When it comes to plan flexibility, the proposals included instituting a relationship model for larger plans and jointly sponsored pension plans and better supporting complex transactions including plan mergers.

The PIAC said it strongly supports the proposed approach to addressing the changing pension environment, particularly for jointly sponsored plans and related mergers of pension assets. “Enhancing relationships with larger and evolving plans would be most welcome as well.”

On prudential pension matters, the FSRA is aiming to ensure appropriate assessment of risks and targeting supervision. “This will include consideration of appropriate governance of plans; how regulatory oversight manages and identifies potential risks to the Pension Benefit Guarantee Fund; approaches to distressed plans; evaluating risks to the benefits/entitlements of plan members; and sector reputation,” it said.

The PIAC recognized the importance of this priority, but urged the FSRA to ensure it develops the expertise to do so. “We urge FSRA to enhance the pension expertise among the team to review your oversight of prudential pension matters.”
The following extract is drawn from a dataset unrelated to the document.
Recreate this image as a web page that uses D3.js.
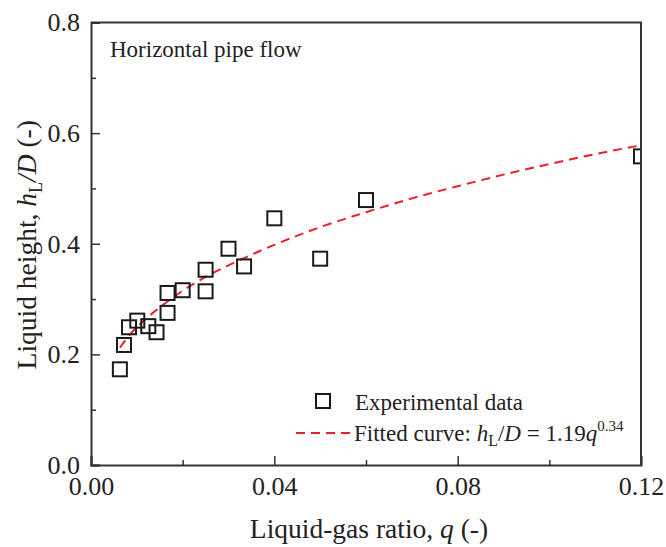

When it comes to burden reduction, the FSRA proposed focusing on “high-value regulatory activity” and reducing unnecessary and low-return regulatory activities.

“The allocation of resources to areas of low regulatory value limits attention available for higher risk or more significant benefit regulatory activity,” it said. “FSRA will continue to assess the effectiveness and efficiency of our regulatory framework and other practices for all plan types, to ensure they are principles-based and risk-based and to identify opportunities to reduce burden and improve regulatory effectiveness.”

The PIAC indicated it supports principled-base regulation instead of rules being overly prescriptive and encouraged FSRA to work on addressing regulatory burdens for cross-jurisdictional employers, highlighting that this can be a disincentive for maintaining defined benefit plans. “To this end, we encourage FSRA to work closely in its role within [the Canadian Association of Pension Supervisory Authorities] to strive for harmonization of legislation across Canada,” the PIAC said.

The FSRA has posted comments and responses to the consultation online. Its respondents included the Ontario Teachers’ Pension Plan, the Ontario Municipal Employees’ Retirement System and the Healthcare of Ontario Pension Plan.

The FSRA indicated it submitted its 2019-22 business plan to the Ministry of Finance on Feb. 28, and it will be posted online once approved.